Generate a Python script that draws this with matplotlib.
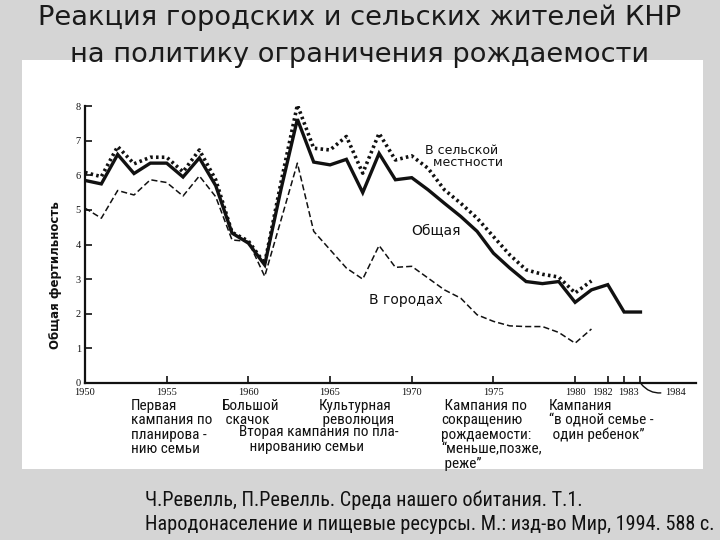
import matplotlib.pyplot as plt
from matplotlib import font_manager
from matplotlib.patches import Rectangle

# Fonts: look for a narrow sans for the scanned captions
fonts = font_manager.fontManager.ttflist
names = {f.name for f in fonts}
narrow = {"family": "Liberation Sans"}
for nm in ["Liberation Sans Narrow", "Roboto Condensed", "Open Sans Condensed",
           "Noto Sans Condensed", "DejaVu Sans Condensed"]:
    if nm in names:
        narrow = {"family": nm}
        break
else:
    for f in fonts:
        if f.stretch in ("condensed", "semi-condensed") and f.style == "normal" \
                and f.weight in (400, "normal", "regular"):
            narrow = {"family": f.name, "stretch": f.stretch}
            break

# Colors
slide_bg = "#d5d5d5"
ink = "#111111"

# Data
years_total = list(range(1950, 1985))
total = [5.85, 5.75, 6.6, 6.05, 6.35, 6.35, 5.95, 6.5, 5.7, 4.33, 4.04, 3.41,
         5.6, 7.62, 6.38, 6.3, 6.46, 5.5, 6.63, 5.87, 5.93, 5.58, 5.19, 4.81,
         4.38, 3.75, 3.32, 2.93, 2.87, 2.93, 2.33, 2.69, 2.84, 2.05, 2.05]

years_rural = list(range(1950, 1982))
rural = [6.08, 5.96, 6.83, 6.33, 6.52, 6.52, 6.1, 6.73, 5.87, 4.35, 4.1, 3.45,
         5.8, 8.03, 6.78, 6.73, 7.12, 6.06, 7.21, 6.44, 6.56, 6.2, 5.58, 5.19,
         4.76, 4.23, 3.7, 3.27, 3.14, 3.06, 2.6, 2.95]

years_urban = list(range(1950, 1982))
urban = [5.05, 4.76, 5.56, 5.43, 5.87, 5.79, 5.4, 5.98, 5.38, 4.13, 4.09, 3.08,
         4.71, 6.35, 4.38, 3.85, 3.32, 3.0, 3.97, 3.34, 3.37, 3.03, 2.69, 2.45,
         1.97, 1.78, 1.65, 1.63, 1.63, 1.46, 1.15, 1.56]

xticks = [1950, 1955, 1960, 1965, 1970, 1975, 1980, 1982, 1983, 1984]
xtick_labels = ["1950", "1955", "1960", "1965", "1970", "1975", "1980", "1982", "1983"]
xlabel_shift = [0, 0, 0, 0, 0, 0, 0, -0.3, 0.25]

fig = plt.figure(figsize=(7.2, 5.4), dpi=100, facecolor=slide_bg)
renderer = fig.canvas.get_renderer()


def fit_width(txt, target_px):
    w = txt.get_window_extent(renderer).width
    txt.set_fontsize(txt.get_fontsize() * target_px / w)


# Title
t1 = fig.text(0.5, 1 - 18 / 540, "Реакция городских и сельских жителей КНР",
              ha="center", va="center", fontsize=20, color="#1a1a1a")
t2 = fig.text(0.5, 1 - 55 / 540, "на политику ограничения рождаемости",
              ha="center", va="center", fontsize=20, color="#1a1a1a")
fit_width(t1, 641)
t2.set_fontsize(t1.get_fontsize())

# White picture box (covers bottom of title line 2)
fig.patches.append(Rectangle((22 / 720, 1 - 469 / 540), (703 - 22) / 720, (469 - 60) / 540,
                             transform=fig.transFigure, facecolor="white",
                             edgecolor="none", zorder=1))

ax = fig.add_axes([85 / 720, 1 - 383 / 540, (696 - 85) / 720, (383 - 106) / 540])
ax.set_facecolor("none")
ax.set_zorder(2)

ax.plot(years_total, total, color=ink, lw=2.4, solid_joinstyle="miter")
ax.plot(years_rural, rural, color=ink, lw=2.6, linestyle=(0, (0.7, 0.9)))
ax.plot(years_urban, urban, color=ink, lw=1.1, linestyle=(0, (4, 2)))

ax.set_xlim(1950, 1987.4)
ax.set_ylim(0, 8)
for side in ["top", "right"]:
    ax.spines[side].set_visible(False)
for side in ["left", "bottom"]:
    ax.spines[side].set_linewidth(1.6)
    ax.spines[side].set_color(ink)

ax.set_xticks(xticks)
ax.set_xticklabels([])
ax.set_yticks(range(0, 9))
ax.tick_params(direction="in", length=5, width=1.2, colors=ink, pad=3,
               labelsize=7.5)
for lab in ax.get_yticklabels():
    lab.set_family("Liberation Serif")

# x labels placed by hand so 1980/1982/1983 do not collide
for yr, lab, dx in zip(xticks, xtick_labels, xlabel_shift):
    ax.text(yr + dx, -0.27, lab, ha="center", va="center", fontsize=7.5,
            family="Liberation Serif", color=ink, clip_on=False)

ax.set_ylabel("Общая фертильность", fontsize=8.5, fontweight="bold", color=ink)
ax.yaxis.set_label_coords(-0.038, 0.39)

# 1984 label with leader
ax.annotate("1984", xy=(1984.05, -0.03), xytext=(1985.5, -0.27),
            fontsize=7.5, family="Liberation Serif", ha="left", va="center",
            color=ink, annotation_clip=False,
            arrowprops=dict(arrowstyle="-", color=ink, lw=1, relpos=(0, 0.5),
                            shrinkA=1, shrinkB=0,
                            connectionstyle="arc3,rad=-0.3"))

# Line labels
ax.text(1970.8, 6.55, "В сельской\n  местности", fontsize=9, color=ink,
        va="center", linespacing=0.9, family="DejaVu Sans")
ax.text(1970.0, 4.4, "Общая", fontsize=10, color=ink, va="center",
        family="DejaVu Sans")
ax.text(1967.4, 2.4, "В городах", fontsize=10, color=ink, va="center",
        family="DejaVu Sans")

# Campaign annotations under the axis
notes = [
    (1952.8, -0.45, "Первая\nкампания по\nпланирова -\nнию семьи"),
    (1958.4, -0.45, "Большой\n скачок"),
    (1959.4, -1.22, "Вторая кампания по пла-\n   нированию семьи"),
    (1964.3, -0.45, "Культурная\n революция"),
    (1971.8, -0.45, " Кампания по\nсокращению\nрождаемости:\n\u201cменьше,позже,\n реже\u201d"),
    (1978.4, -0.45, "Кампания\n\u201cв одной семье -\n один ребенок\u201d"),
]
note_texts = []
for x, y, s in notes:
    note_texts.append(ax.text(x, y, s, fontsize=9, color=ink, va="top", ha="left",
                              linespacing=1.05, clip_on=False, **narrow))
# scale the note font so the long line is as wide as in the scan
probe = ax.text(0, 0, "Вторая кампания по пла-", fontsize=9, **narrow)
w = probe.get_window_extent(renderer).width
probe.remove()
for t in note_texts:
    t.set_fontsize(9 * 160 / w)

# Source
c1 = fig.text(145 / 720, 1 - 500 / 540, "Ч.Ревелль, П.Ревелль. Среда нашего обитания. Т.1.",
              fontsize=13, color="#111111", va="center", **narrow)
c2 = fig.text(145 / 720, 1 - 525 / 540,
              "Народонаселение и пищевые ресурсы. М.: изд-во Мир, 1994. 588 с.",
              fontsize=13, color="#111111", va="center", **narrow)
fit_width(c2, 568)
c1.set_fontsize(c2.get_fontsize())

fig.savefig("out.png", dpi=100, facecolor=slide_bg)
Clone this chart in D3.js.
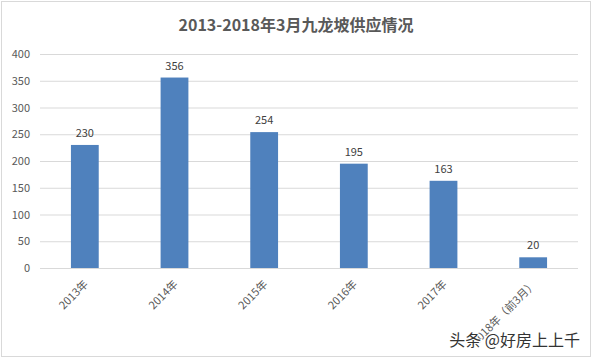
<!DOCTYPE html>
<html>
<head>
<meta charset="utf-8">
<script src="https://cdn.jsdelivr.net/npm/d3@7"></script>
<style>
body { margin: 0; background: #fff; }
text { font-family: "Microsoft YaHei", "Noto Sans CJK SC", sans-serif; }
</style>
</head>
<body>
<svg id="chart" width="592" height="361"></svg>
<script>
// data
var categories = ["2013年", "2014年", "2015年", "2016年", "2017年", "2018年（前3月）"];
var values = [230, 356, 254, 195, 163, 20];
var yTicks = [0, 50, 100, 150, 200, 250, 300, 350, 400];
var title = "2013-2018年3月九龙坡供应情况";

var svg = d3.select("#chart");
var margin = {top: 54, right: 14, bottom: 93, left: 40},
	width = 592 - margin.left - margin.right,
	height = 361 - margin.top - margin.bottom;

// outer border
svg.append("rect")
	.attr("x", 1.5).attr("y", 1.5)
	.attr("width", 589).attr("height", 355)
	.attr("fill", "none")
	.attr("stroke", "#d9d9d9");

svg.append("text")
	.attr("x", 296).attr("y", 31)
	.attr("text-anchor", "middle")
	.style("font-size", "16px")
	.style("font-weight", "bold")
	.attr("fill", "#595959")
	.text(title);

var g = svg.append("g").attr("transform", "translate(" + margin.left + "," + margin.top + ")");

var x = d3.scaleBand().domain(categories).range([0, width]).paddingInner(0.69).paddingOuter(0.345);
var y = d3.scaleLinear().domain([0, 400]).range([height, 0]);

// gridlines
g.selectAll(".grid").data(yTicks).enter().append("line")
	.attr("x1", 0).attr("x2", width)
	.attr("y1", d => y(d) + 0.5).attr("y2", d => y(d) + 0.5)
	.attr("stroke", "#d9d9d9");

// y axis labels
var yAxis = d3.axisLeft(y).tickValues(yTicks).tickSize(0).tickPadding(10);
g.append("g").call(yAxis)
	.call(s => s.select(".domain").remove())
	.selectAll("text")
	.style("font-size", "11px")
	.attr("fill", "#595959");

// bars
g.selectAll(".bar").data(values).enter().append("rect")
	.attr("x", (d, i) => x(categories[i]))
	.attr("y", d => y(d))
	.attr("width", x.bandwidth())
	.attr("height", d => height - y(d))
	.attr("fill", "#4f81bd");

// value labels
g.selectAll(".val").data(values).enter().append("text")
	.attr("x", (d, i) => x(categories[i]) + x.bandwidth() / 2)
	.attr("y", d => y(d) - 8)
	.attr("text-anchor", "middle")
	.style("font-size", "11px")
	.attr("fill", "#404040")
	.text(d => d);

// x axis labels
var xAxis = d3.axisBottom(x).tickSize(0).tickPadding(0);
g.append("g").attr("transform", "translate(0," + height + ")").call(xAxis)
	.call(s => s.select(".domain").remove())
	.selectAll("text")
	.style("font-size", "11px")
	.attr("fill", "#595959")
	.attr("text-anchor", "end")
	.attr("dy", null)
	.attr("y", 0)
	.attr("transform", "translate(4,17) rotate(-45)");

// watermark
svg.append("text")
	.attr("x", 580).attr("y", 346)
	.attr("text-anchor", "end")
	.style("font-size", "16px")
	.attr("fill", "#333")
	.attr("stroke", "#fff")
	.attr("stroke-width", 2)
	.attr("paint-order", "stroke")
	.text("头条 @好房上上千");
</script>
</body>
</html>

· · · · · · ·

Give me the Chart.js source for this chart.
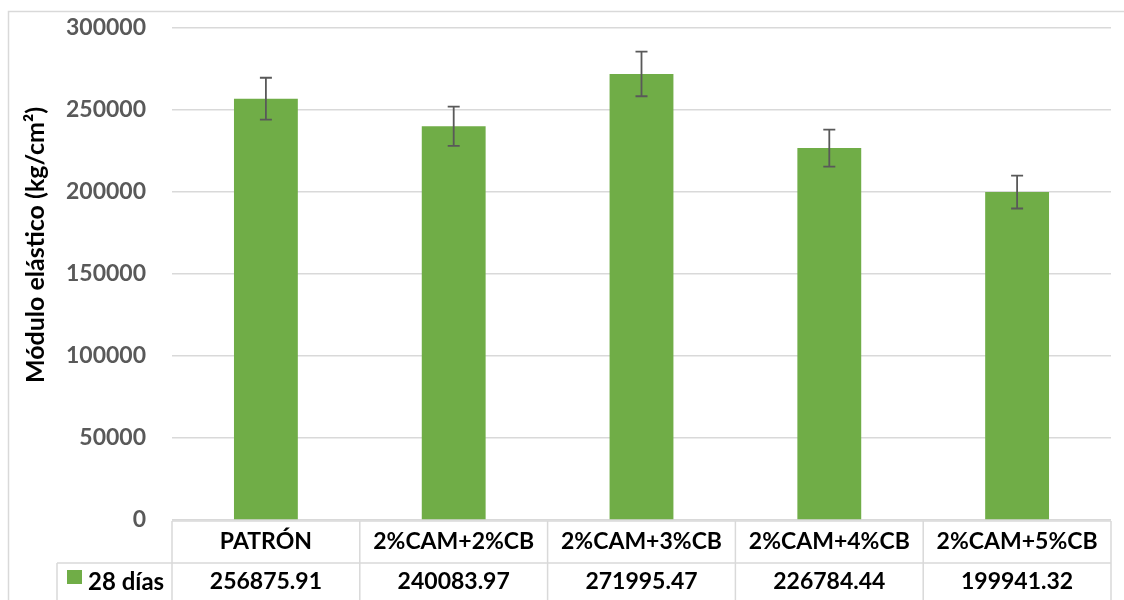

· · · · · · ·

STATED GOAL :: Could you quote, word for word, only the lines from the one containing "Generate a Python" through the one containing "4.76, 4.23, 3.7, 3.27, 3.14, 3.06, 2.6, 2.95]", both included, and leave out any pictures?

COMPLETED EXERCISE ::
Generate a Python script that draws this with matplotlib.
import matplotlib.pyplot as plt
from matplotlib import font_manager
from matplotlib.patches import Rectangle

# Fonts: look for a narrow sans for the scanned captions
fonts = font_manager.fontManager.ttflist
names = {f.name for f in fonts}
narrow = {"family": "Liberation Sans"}
for nm in ["Liberation Sans Narrow", "Roboto Condensed", "Open Sans Condensed",
           "Noto Sans Condensed", "DejaVu Sans Condensed"]:
    if nm in names:
        narrow = {"family": nm}
        break
else:
    for f in fonts:
        if f.stretch in ("condensed", "semi-condensed") and f.style == "normal" \
                and f.weight in (400, "normal", "regular"):
            narrow = {"family": f.name, "stretch": f.stretch}
            break

# Colors
slide_bg = "#d5d5d5"
ink = "#111111"

# Data
years_total = list(range(1950, 1985))
total = [5.85, 5.75, 6.6, 6.05, 6.35, 6.35, 5.95, 6.5, 5.7, 4.33, 4.04, 3.41,
         5.6, 7.62, 6.38, 6.3, 6.46, 5.5, 6.63, 5.87, 5.93, 5.58, 5.19, 4.81,
         4.38, 3.75, 3.32, 2.93, 2.87, 2.93, 2.33, 2.69, 2.84, 2.05, 2.05]

years_rural = list(range(1950, 1982))
rural = [6.08, 5.96, 6.83, 6.33, 6.52, 6.52, 6.1, 6.73, 5.87, 4.35, 4.1, 3.45,
         5.8, 8.03, 6.78, 6.73, 7.12, 6.06, 7.21, 6.44, 6.56, 6.2, 5.58, 5.19,
         4.76, 4.23, 3.7, 3.27, 3.14, 3.06, 2.6, 2.95]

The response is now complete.